Sedums are suitable for rockeries, crevices in paved paths, wall gardens and edgings to flower borders. Some species, e.g. the annual Sedum caeruleum, a pleasing light blue, may be grown on house-roofs. The following selection covers a wide colour range. Unless stated otherwise, a sunny position and dryish sharply-drained soil are desirable. S. aizoon: yellow flower heads about 2 in. across, borne on 1 ft. stems in June and July. A herbaceous species, I.e. the stems die back to soil level in winter.

S. album chloroticum (pallens): white flowers in summer. Height 3 in. S. album mm ale: soft pink and mahogany-red flowers in June and fleshy, coral-pink leaves. Does best in full sun and thin soil when the leaves colour better.

S. altissimum: taller than the foregoing, to about 9 in. Yellow flowers in June. Greenish-white, fleshy leaves.

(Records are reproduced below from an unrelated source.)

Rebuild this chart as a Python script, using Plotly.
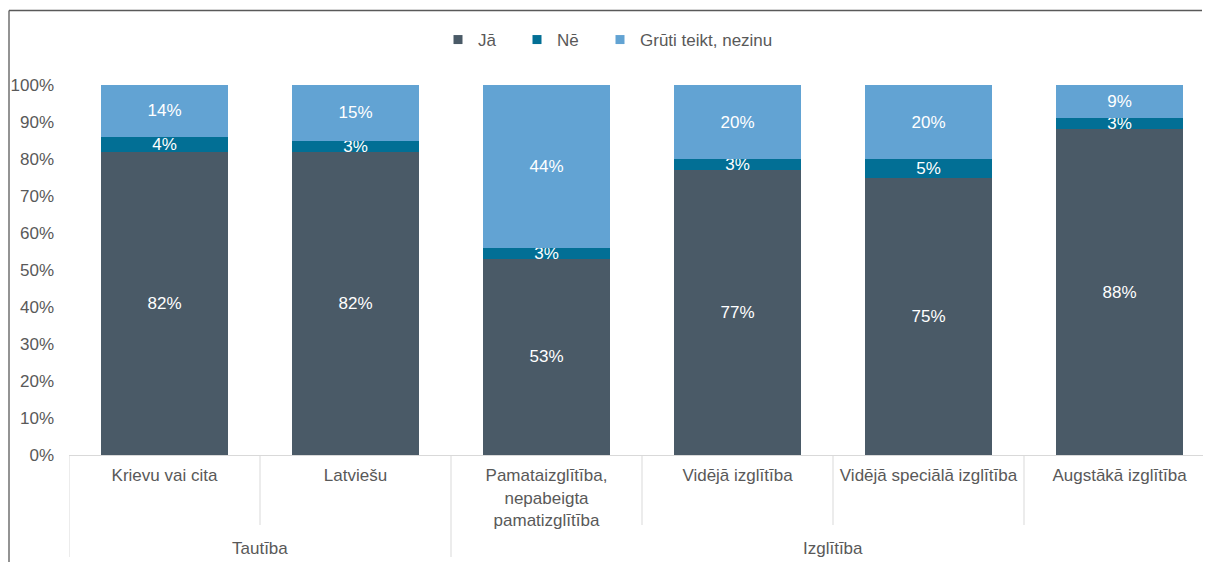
import plotly.graph_objects as go

categories = ["Krievu vai cita", "Latviešu",
              "Pamataizglītība,<br>nepabeigta<br>pamatizglītība",
              "Vidējā izglītība", "Vidējā speciālā izglītība", "Augstākā izglītība"]
groups = ["Tautība", "Izglītība"]
group_sizes = [2, 4]
series_names = ["Jā", "Nē", "Grūti teikt, nezinu"]
ja = [82, 82, 53, 77, 75, 88]
ne = [4, 3, 3, 3, 5, 3]
gruti = [14, 15, 44, 20, 20, 9]
colors = ["#4A5A67", "#026F95", "#62A3D3"]
ytick_vals = [0, 10, 20, 30, 40, 50, 60, 70, 80, 90, 100]
ytick_text = [f"{v}%" for v in ytick_vals]

FONT = "Liberation Sans, Arial, sans-serif"
GRAY = "#595959"

# page offset of the plot div (browser body margin); keep the figure inside the window
OFF = 8
PAGE_W, PAGE_H = 1211, 571
W, H = PAGE_W - 2 * OFF, PAGE_H - 2 * OFF
plot_left, plot_top, plot_bottom = 69, 85, 455
L = plot_left - OFF
T = plot_top - OFF
ph = plot_bottom - plot_top
B = H - T - ph
R = 0
pw = W - L - R
unit = 191.0
xmax = -0.5 + pw / unit
fig_right_page = OFF + W
fig_bottom_page = OFF + H


def py(page_y):
    return (plot_bottom - page_y) / ph


def px(page_x):
    return (page_x - plot_left) / pw


legend_text_x = [478, 557, 640]
legend_ids = ["legend", "legend2", "legend3"]

fig = go.Figure()
for name, vals, col, lid in zip(series_names, [ja, ne, gruti], colors, legend_ids):
    fig.add_trace(go.Bar(
        x=categories, y=vals, name=name, marker=dict(color=col, line=dict(width=0)),
        text=[f"{v}%" for v in vals], textposition="inside", insidetextanchor="middle",
        textangle=0, textfont=dict(color="white", size=17, family=FONT),
        showlegend=False, hoverinfo="skip"))
    # legend entry with small square marker
    fig.add_trace(go.Scatter(
        x=[None], y=[None], mode="markers", name=name, legend=lid,
        marker=dict(symbol="square", size=9, color=col), showlegend=True))

shapes = []
for i in range(len(categories)):
    xpos = i - 0.5
    outer = xpos in (-0.5, 1.5)
    shapes.append(dict(type="line", xref="x", yref="paper", x0=xpos, x1=xpos,
                       y0=0, y1=py(557 if outer else 525),
                       line=dict(color="#D9D9D9", width=1)))
# outer frame: only its left and top edges fall inside the picture
frame_x, frame_y = OFF + 1, 10.5
shapes.append(dict(type="line", xref="paper", yref="paper",
                   x0=px(frame_x), x1=px(frame_x), y0=py(frame_y), y1=py(fig_bottom_page - 1),
                   line=dict(color="#595959", width=1.3)))
shapes.append(dict(type="line", xref="paper", yref="paper",
                   x0=px(frame_x), x1=px(fig_right_page - 1), y0=py(frame_y), y1=py(frame_y),
                   line=dict(color="#595959", width=1.3)))

annotations = []
start = 0
for g, n in zip(groups, group_sizes):
    center = start + (n - 1) / 2
    annotations.append(dict(text=g, x=center, xref="x", y=py(548), yref="paper",
                            showarrow=False, yanchor="middle",
                            font=dict(size=17, color=GRAY, family=FONT)))
    start += n

legend_common = dict(orientation="h", xanchor="left", y=py(40), yanchor="middle",
                     font=dict(size=17, color=GRAY, family=FONT), itemclick=False,
                     itemdoubleclick=False, bgcolor="rgba(0,0,0,0)")

fig.update_layout(
    width=W, height=H,
    margin=dict(l=L, r=R, t=T, b=B, pad=0),
    barmode="stack", bargap=0.33,
    plot_bgcolor="white", paper_bgcolor="white",
    font=dict(family=FONT, size=17, color=GRAY),
    showlegend=True,
    legend=dict(x=px(legend_text_x[0] - 40), **legend_common),
    legend2=dict(x=px(legend_text_x[1] - 40), **legend_common),
    legend3=dict(x=px(legend_text_x[2] - 40), **legend_common),
    xaxis=dict(range=[-0.5, xmax], showgrid=False, zeroline=False, showline=True,
               linecolor="#D9D9D9", linewidth=1, ticks="", ticklabelstandoff=5,
               tickfont=dict(size=17, color=GRAY, family=FONT), fixedrange=True),
    yaxis=dict(range=[0, 100], tickvals=ytick_vals, ticktext=ytick_text, showgrid=False,
               zeroline=False, showline=False, ticks="", ticklabelstandoff=14,
               tickfont=dict(size=17, color=GRAY, family=FONT), fixedrange=True),
    uniformtext=dict(minsize=17, mode="show"),
    shapes=shapes, annotations=annotations,
)

fig.write_html("out.html", config={"displayModeBar": False})
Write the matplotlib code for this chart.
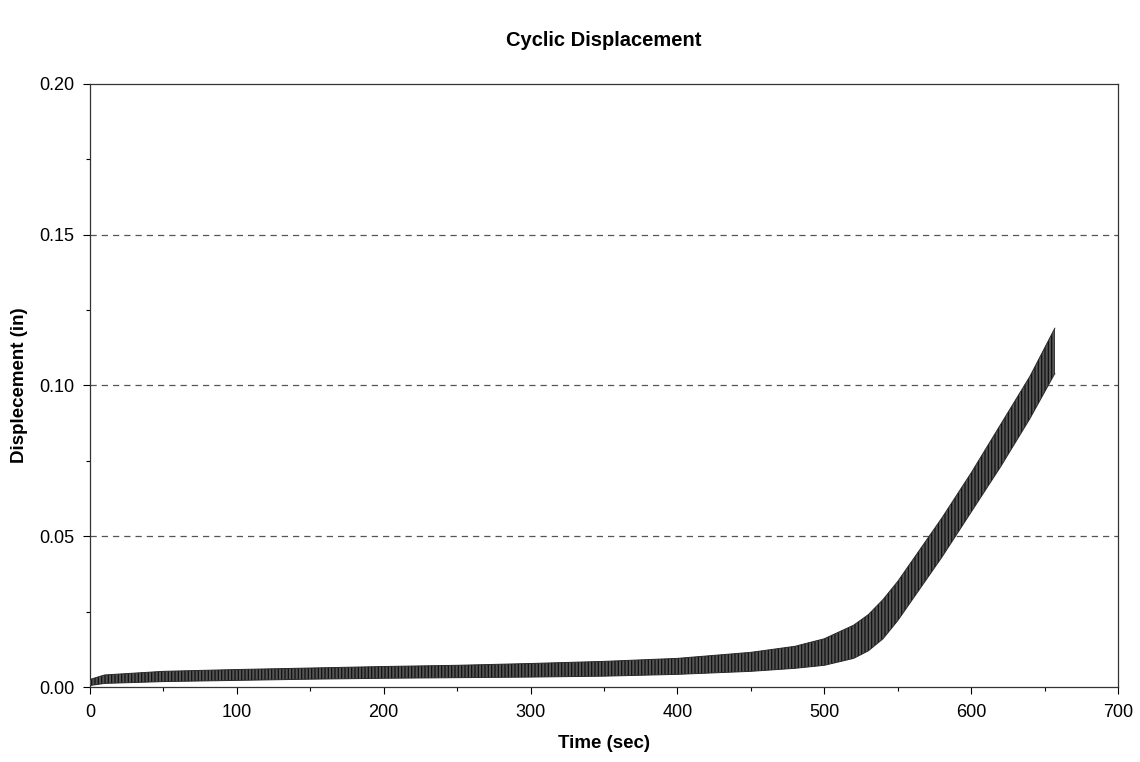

S. caulicola: rosy-purple flowers and glaucous, greyish-green leaves in early autumn. Trailing habit. Dies down in winter.

S. maximum atropurpureum: this species is suitable for the herbaceous border as it reaches 18 in. The flat heads of deep pink flowers appear in late summer and are excellent for cutting. Leaves (often up to 5 in. long) and stems are red.

S. pulchellum: unlike most sedums, this is happier in a damp position. It grows to about 5 in. with purplish-pink flowers from June to September. The fleshy, bright green leaves turn red in summer.

S. rupestre: the typical yellow form of this species is virtually a weed but there is at least one less invasive form in which the leaves and shoots are reddish-purple. The habit is creeping and the height about 6 in. S. sempervivoides (sempervivum): a biennial species with foliage resembling a houseleek or sempervivum. The vivid crimson flowers appear in June or July on a 6—7 in. plant. Easily increased by seed. S. spathulifolium: possibly the most striking of all the sedums, though less free-flowering than many. The form purpureum has large mealy white leaves which turn scarlet in autumn. The yellow flowers appear in May and June. Height about 5 in.

S. spectabile: a useful plant for the front of a herbaceous border, growing to about 18 in. high and as much across when well established. The purplish-pink flowers appear in September but the variety Brilliant is more popular as the colour is a pleasing raspberry-red. Increase by division in spring.

S. spurium album: this bears heads of white flowers in July and August on creeping stems. The forms splendens and Schorbusser Blut are rose-crimson and glowing dark red respectively. Heights about 4 in.